The Colorado Springs City Council on Tuesday unanimously approved ordinances to reel in problem landlords and transferred money to launch construction of the new Pikes Peak Summit House.
Landlords who repeatedly violate city codes will face higher fees.
City officials have said the new ordinances don't target any specific landlords.
But Terry Ragan stands out.
Ragan's apartments - scattered through the city's southeast quadrant - are responsible for most of the city's housing cases and code violations.
His units have been plagued by cockroaches, leaky pipes, bedbugs, mold, shootings, assaults and bogus tenant charges for decades.
The new laws mark the city's first tangible step in 15 years to address those conditions, which have stagnated or worsened in that time.
Ragan did not return a message seeking comment.
Under the new laws, property owners, rather than individual rental units, will be tied to complaints and subsequent investigations.
And while they won't pay for initial inspections or follow-up visits to ensure that a violation is corrected, every third and subsequent visit will cost the owners $100, said Mitch Hammes, the city's neighborhood services manager and head of code enforcement.
Two failures to correct a violation within six months, or five notices to resolve a violation within 12 months, will earn that property owner a designation as a repeat offender, and inspection fees rise to $250, Hammes said.
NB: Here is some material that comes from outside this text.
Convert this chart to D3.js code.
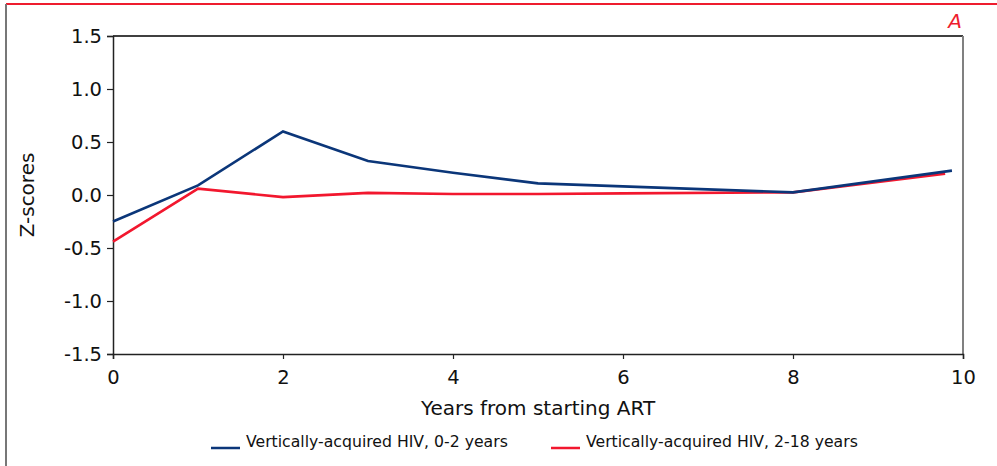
<!DOCTYPE html>
<html>
<head>
<meta charset="utf-8">
<style>
body { margin: 0; background: #fff; }
svg text { font-family: "DejaVu Sans", Verdana, sans-serif; fill: #111; }
</style>
</head>
<body>
<div id="chart"></div>
<script src="https://d3js.org/d3.v7.min.js"></script>
<script>
// values
var years02 = [0, 1, 2, 3, 4, 5, 8, 9.87];
var z02 = [-0.25, 0.09, 0.60, 0.32, 0.21, 0.11, 0.025, 0.23];
var years218 = [0, 1, 2, 3, 4, 5, 6, 8, 9.79];
var z218 = [-0.44, 0.06, -0.02, 0.02, 0.01, 0.01, 0.015, 0.025, 0.20];
var yTicks = [-1.5, -1.0, -0.5, 0.0, 0.5, 1.0, 1.5];
var xTicks = [0, 2, 4, 6, 8, 10];
var seriesNames = ["Vertically-acquired HIV, 0-2 years", "Vertically-acquired HIV, 2-18 years"];
var colors = ["#0b3679", "#f2172e"];

var W = 997, H = 466;
var svg = d3.select("#chart").append("svg").attr("width", W).attr("height", H);

var x = d3.scaleLinear().domain([0, 10]).range([113, 963]);
var y = d3.scaleLinear().domain([-1.5, 1.5]).range([354, 36]);

// page frame
svg.append("line").attr("x1", 6).attr("x2", W).attr("y1", 4).attr("y2", 4)
  .attr("stroke", "#ee1c2e").attr("stroke-width", 2);
svg.append("line").attr("x1", 6).attr("x2", 6).attr("y1", 4).attr("y2", H)
  .attr("stroke", "#777").attr("stroke-width", 2);

svg.append("text").attr("x", 962).attr("y", 28).attr("text-anchor", "end")
  .style("font-style", "italic").style("font-size", "20px").style("fill", "#ee1c2e")
  .text("A");

// plot box: black top, gray right
svg.append("line").attr("x1", x(0)).attr("x2", x(10)).attr("y1", y(1.5)).attr("y2", y(1.5))
  .attr("stroke", "#000").attr("stroke-width", 1.5);
svg.append("line").attr("x1", x(10)).attr("x2", x(10)).attr("y1", y(1.5)).attr("y2", y(-1.5))
  .attr("stroke", "#808080").attr("stroke-width", 2);

var yAxis = svg.append("g").attr("transform", "translate(" + x(0) + ",0)")
  .call(d3.axisLeft(y).tickValues(yTicks).tickSize(6).tickPadding(5)
    .tickFormat(function(d) { return d.toFixed(1); }));
var xAxis = svg.append("g").attr("transform", "translate(0," + y(-1.5) + ")")
  .call(d3.axisBottom(x).tickValues(xTicks).tickSize(5).tickPadding(11));
[yAxis, xAxis].forEach(function(a) {
  a.select(".domain").attr("stroke", "#222").attr("stroke-width", 1.5);
  a.selectAll(".tick line").attr("stroke", "#222").attr("stroke-width", 1.2);
  a.selectAll("text").style("font-size", "19.5px").style("font-family", "DejaVu Sans").attr("fill", "#111");
});

svg.append("text").attr("x", 538).attr("y", 415).attr("text-anchor", "middle")
  .style("font-size", "20px").text("Years from starting ART");
svg.append("text").attr("transform", "translate(34,195) rotate(-90)").attr("text-anchor", "middle")
  .style("font-size", "20px").text("Z-scores");

var line = d3.line().x(function(d) { return x(d[0]); }).y(function(d) { return y(d[1]); });
var data = [d3.zip(years218, z218), d3.zip(years02, z02)];
var cols = [colors[1], colors[0]];
data.forEach(function(s, i) {
  svg.append("path").datum(s).attr("d", line).attr("fill", "none")
    .attr("stroke", cols[i]).attr("stroke-width", 2.6);
});

// legend
var legX = [211, 551];
seriesNames.forEach(function(n, i) {
  svg.append("line").attr("x1", legX[i]).attr("x2", legX[i] + 29).attr("y1", 448).attr("y2", 448)
    .attr("stroke", colors[i]).attr("stroke-width", 2.5);
  svg.append("text").attr("x", legX[i] + 35).attr("y", 447).style("font-size", "15.7px").text(n);
});
</script>
</body>
</html>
If a repeat offender holds that status for a year, the owner is deemed a chronic offender, and the fees rise to $500.
The changes provide a financial incentive to follow city code, Hammes said.
The Pikes Peak Summit House, meanwhile, got a $13.5 million appropriation, so construction can start this summer.
Because the work will eradicate most mountaintop parking, a shuttle likely will ferry most people up the mountain starting this summer to avoid excessive traffic on the Pikes Peak Highway.
If imposed, the shuttle mandate would last until the work is done, likely in the fall of 2020.
The $13.5 million comes from the reserves of Pikes Peak-America's Mountain, a city enterprise. It was raised through toll fees and concession sales, said Jack Glavan, enterprise manager. No taxpayer money will go toward the Summit House.
The project will cost up to $50 million, and fundraising for it will begin this summer.